You will never write anything anywhere near as good as this.
how do you know?
>>8314427
Melville is da gawd what's your point
like posting Shakespeare
>>8314427
Meh. Wordy doesn't mean good.
>>8314483
this is good though
>>8314518
Well, it's all right. It's not mindblowing like the OP implies but it's all right.
>>8314534
>Well, it's all right. It's not mindblowing like the OP implies but it's all right.
Its breezy, yet disciplined and reminds me how much I have got to finish that book.
>>8314483
Kill yourself
>>8314427
That's good shit OP but this is even better:
>Circumambulate the city of a dreamy Sabbath afternoon. Go from Corlears Hook to Coenties Slip, and from thence, by Whitehall, northward. What do you see?- Posted like silent sentinels all around the town, stand thousands upon thousands of mortal men fixed in ocean reveries. Some leaning against the spiles; some seated upon the pier-heads; some looking over the bulwarks of ships from China; some high aloft in the rigging, as if striving to get a still better seaward peep. But these are all landsmen; of week days pent up in lath and plaster- tied to counters, nailed to benches, clinched to desks. How then is this? Are the green fields gone? What do they here?
>>8314483
t. reddit
>>8314589
I fucking hate books written in common form like this.

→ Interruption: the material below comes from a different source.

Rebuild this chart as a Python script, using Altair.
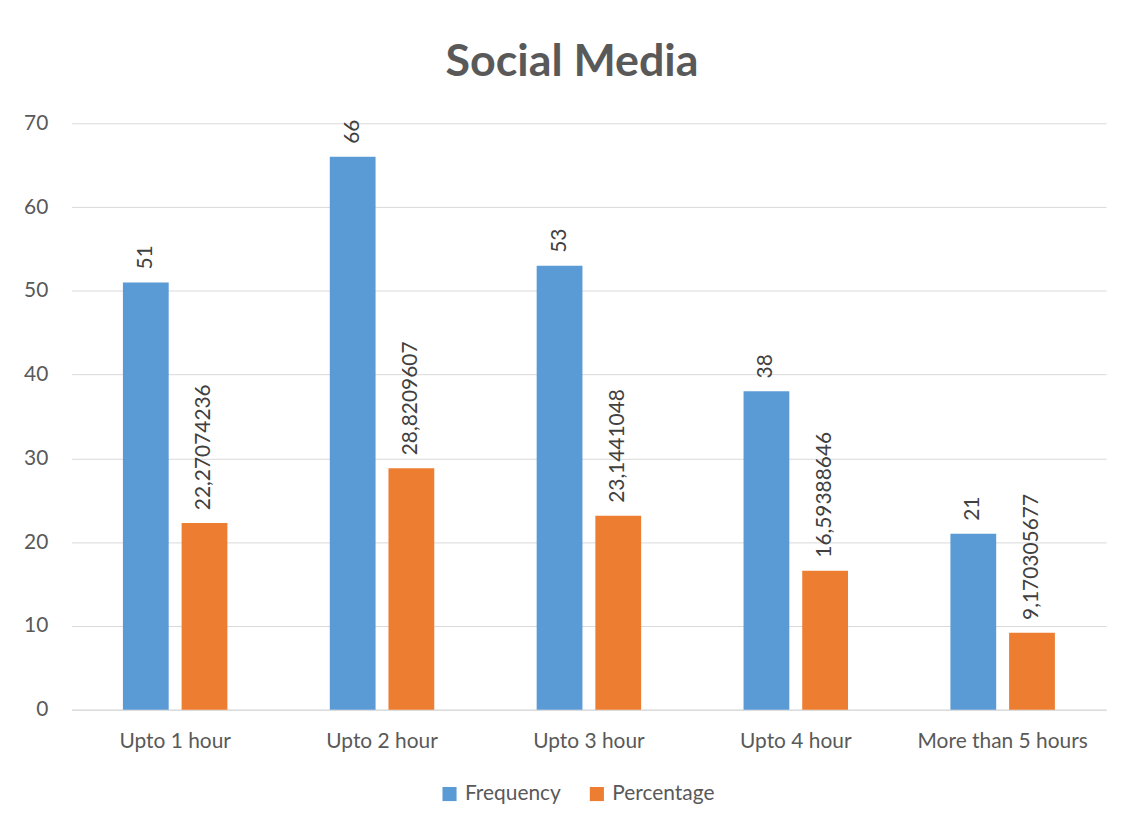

>perhaps it has occurred to you, dear reader, to doubt the familiar philosophical proposition that the outer is the inner and the inner the outer.
>>8314427
>>8314589
>They were one man, not thirty. For as the one ship that held them all; though it was put together of all contrasting things - oak, and maple, and pine wood; iron, and patch, and hemp - yet all these ran into each other in the one concrete hull, which shot on its way, both balanced and directed by the long central keel; even so, all the individualities of the crew, this man's valour, that man's fear; guilt and guiltiness, all varieties were welded into oneness, and were all directed to that fatal goal which Ahab their one lord and keel did point to.
God of Prose.
>>8314534
It's a great fucking opening paragraph.